An autoencoder is a type of neural network that can learn efficient representations of data (called codings). Any sort of feedforward classifier network can be thought of as doing some kind of representation learning: the early layers encode the features into a lower-dimensional vector, which is then fed to the last layer (this outputs the class probabilities based on the encoding/representation it receives).

The difference with autoencoders is that the training is unsupervised - they are simply learning to reconstruct the inputs. While this sounds trivial, many limiting factors can be introduced, an important one being the dimension of the encoding space (called latent space).


Figure 1: A dense autoencoder

Basic architecture

The simplest autoencoder is comprised two neural networks stacked on top of each other: an encoder, which compresses the data to a smaller dimensional encoding, followed by a decoder, which tries to reconstruct the original data from this encoding.

MNIST is typically used for illustrating how autoencoders work. Figure 1 shows one possible architecture which uses fully connected layers. Notice the $784$ -dimensional input (a MNIST image consists of $28\times28\times1 = 784$ pixels) is reduced to a $16$ -dimensional encoding.
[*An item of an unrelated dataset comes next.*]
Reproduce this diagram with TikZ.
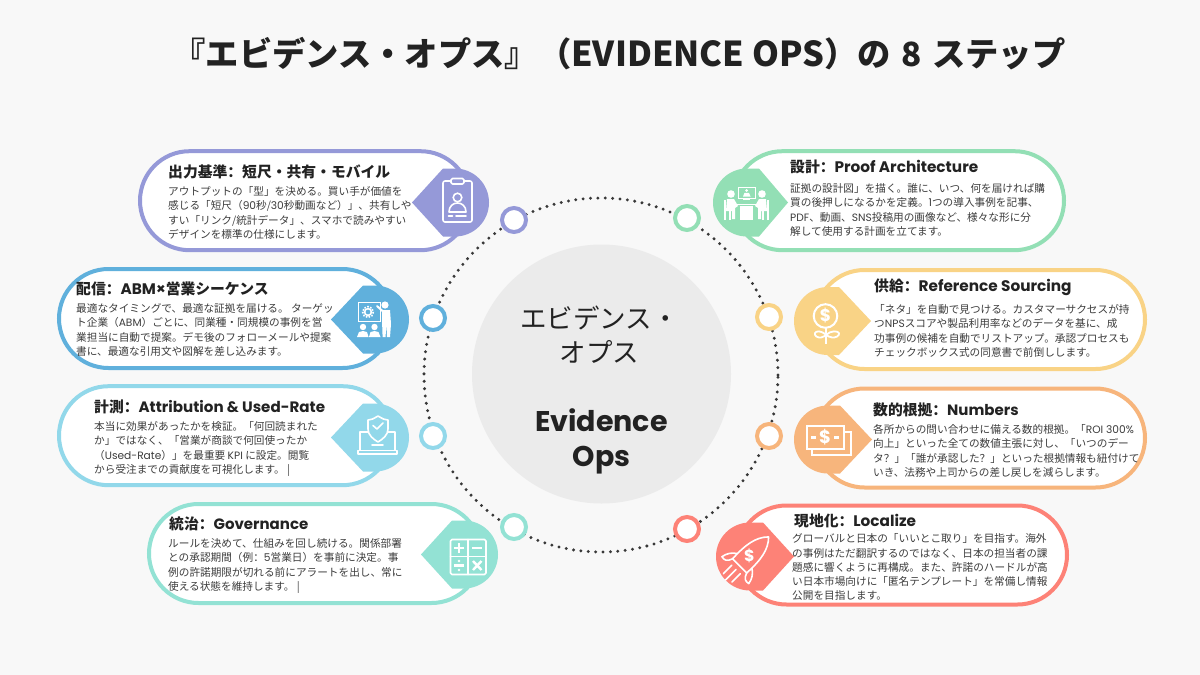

The hidden layers 1 and 3 are not necessary. For instance, one can also use a simpler architecture where the only hidden layer is the codings layer. In this case, we can think of the codings as a projection of the input space onto a smaller dimensional subspace of the input space. In fact, if we don’t use any nonlinear activations, training will result in the model trying to create codings (projections) that maximize the distance between the projected training instances, essentially performing PCA.

Implementation

We will use Keras to implement the autoencoder and train it on the MNIST dataset.

Prepping the data

We can simply import the MNIST dataset directly through Keras.
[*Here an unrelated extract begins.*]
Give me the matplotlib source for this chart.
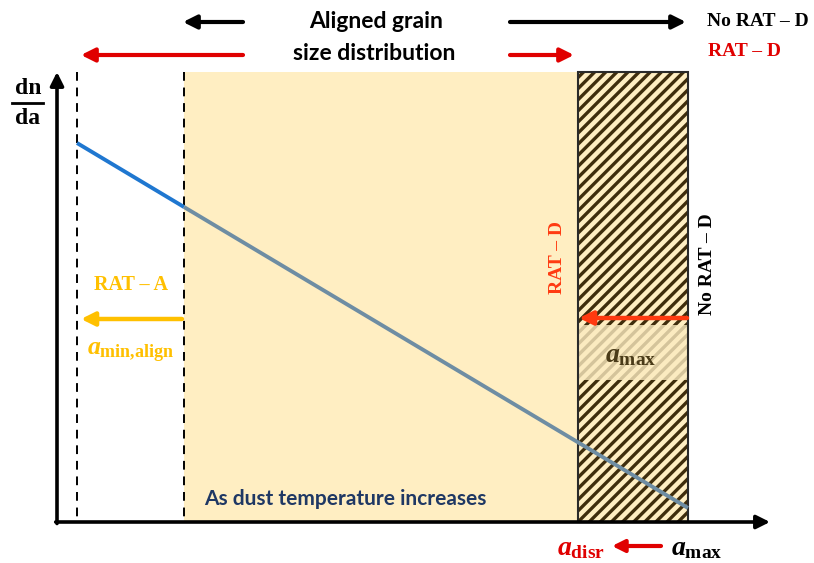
import matplotlib.pyplot as plt
from matplotlib.patches import Rectangle

plt.rcParams['mathtext.fontset'] = 'custom'
plt.rcParams['mathtext.it'] = 'Liberation Serif:italic:bold'
plt.rcParams['mathtext.rm'] = 'Liberation Serif:bold'
plt.rcParams['mathtext.bf'] = 'Liberation Serif:bold'
plt.rcParams['hatch.linewidth'] = 2.4

# grain-size markers along the x axis (diagram units)
size_marks = ['a_min_align', 'a_align', 'a_disr', 'a_max']
size_pos = [77, 184, 578, 688]

# size distribution dn/da (schematic power law, drawn linear)
dist_size = [77, 184, 688]
dist_dnda = [143, 207, 508]

# where disruption caps a_max
amax_band = [325, 380]
disr_arrow_y = 318
align_arrow_y = 319

axis_top = 72
axis_bottom = 522

sans = 'Lato'
serif = 'Liberation Serif'
yellow = '#FFEEC2'
brown = '#3F2D0C'
red = '#E00000'
red2 = '#FF3A10'
orange = '#FFC000'
navy = '#1F3864'

fig = plt.figure(figsize=(8.14, 5.63), dpi=100)
ax = fig.add_axes([0, 0, 1, 1])
ax.set_xlim(0, 814)
ax.set_ylim(563, 0)
ax.axis('off')

a_min_align, a_align, a_disr, a_max = size_pos

# aligned region
ax.add_patch(Rectangle((a_align, axis_top), a_disr - a_align, axis_bottom - axis_top,
                       facecolor=yellow, edgecolor='none', zorder=1))
# disrupted region (hatched)
ax.add_patch(Rectangle((a_disr, axis_top), a_max - a_disr, axis_bottom - axis_top,
                       facecolor=yellow, edgecolor=brown, linewidth=0, hatch='///', zorder=1))
ax.add_patch(Rectangle((a_disr, axis_top), a_max - a_disr, axis_bottom - axis_top,
                       facecolor='none', edgecolor='#2a2a2a', linewidth=1.5, zorder=3))
ax.add_patch(Rectangle((a_disr + 1, amax_band[0]), a_max - a_disr - 2, amax_band[1] - amax_band[0],
                       facecolor='#FBEBC0', edgecolor='none', alpha=0.8, zorder=2))
ax.text((a_disr + a_max) / 2 - 2, 354, r'$a_{\mathrm{max}}$', color='#4A3B18', fontsize=20,
        ha='center', va='center', zorder=4)

# dashed size limits
for xpos in [a_min_align, a_align]:
    ax.plot([xpos, xpos], [axis_top, axis_bottom], color='black', lw=1.4,
            dashes=(4.5, 3.5), zorder=2)

# axes with arrow heads
arrow = dict(arrowstyle='-|>', lw=2.6, color='black', mutation_scale=20, shrinkA=0, shrinkB=0)
ax.annotate('', xy=(57, 72), xytext=(57, axis_bottom + 1.5), arrowprops=arrow, zorder=5)
ax.annotate('', xy=(770, axis_bottom), xytext=(55.7, axis_bottom), arrowprops=arrow, zorder=5)

# size distribution
ax.plot(dist_size[:2], dist_dnda[:2], color='#1F77D0', lw=2.8, solid_capstyle='butt', zorder=4)
ax.plot(dist_size[1:], dist_dnda[1:], color='#6E8DA3', lw=2.8, solid_capstyle='butt', zorder=4)

# y label dn/da
ax.text(28, 89, 'dn', fontsize=17, family=serif, weight='bold', ha='center', va='center')
ax.plot([12, 43], [103, 103], color='black', lw=2)
ax.text(28, 119, 'da', fontsize=17, family=serif, weight='bold', ha='center', va='center')


def arr(tail, tip, color, lw=3.0, ms=20):
    ax.annotate('', xy=tip, xytext=tail, zorder=6,
                arrowprops=dict(arrowstyle='-|>', lw=lw, color=color, mutation_scale=ms,
                                shrinkA=0, shrinkB=0))


# header
ax.text(376, 22, 'Aligned grain', fontsize=16.5, family=sans, weight='bold', ha='center', va='center')
ax.text(374, 53, 'size distribution', fontsize=16.5, family=sans, weight='bold', ha='center', va='center')
arr((243, 22), (183, 22), 'black')
arr((510, 22), (686, 22), 'black')
arr((243, 55), (81, 55), red)
arr((510, 55), (574, 55), red)
ax.text(707, 22, 'No RAT \u2013 D', fontsize=14, family=serif, weight='bold', ha='left', va='center')
ax.text(708, 51, 'RAT \u2013 D', fontsize=14, family=serif, weight='bold', color=red,
        ha='left', va='center')

# disruption labels
ax.text(557, 257, 'RAT \u2013 D', fontsize=14, family=serif, weight='bold', color=red2,
        rotation=90, ha='center', va='center')
ax.text(708, 264, 'No RAT \u2013 D', fontsize=14, family=serif, weight='bold',
        rotation=90, ha='center', va='center')
arr((a_max - 1, disr_arrow_y), (a_disr + 1, disr_arrow_y), red2, lw=3.2)

# alignment labels
ax.text(131, 285, 'RAT \u2013 A', fontsize=14.5, family=serif, weight='bold', color=orange,
        ha='center', va='center')
arr((a_align - 2, align_arrow_y), (a_min_align + 4, align_arrow_y), orange, lw=3.2)
ax.text(131, 352, r'$a_{\mathrm{min{,}align}}$', fontsize=18.5, color=orange, ha='center', va='center')

ax.text(204, 499, 'As dust temperature increases', fontsize=15, family=sans, weight='bold',
        color=navy, ha='left', va='center')

# bottom size labels
ax.text(581, 547, r'$a_{\mathrm{disr}}$', fontsize=20, color=red, ha='center', va='center')
arr((661, 546), (612, 546), red, lw=3.0, ms=18)
ax.text(697, 547, r'$a_{\mathrm{max}}$', fontsize=20, color='black', ha='center', va='center')

fig.savefig('out.png', dpi=100)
from keras.datasets import mnist

(X_train, y_train), (X_test, y_test) = mnist.load_data()

height = X_train.shape[1]
width = X_train.shape[2]
channels = 1

X_train = X_train.astype(np.float32) / 255.0 #ensure pixel values are between 0 and 1
X_train = X_train.reshape((X_train.shape[0], height, width, channels))
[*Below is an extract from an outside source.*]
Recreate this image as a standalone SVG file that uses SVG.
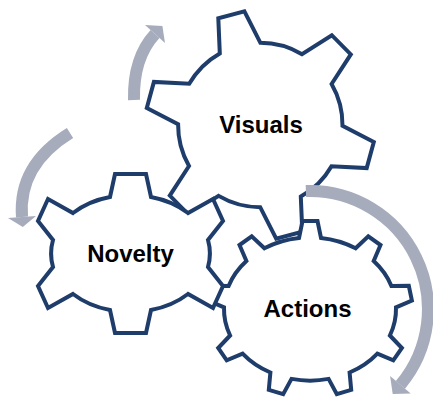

Notice we normalized our inputs to be between $0$ and $1$ , allowing us to use a $\mathrm{sigmoid}$ activation at the output layer of our decoder - this makes evaluating our model’s ability to reconstruct the data much simpler (we don’t have to rescale output images).

We also reshaped our training set to $(?, 28, 28, 1)$ - this approach is convenient as it allows us to easily generalize the code to color images by only changing the channels parameter.

Building the model

We will need the following imports:

from keras import backend as K
from keras.models import Model, Sequential
from keras.layers.core import Activation, Dense, Flatten, Reshape
from keras.optimizers import Adam

We also set the model parameters here, and start with a fresh computation graph:

n_codings = 16

K.clear_session()
n_inputs = height * width * channels # <- predefined earlier 
n_outputs = n_inputs

It is possible to feed the autoencoder flat images (e.g. using numpy to flatten/reshape our training set), but instead we incorporate this into the model, which automates things.

First we build the encoder model using Sequential(). Notice how in the codings layer, I use the $\tanh$ activation function, which restricts the coding values between $-1$ and $1$ , but $\mathrm{ReLU}$ or $\mathrm{sigmoid}$ work fine too (even no activation works in this case).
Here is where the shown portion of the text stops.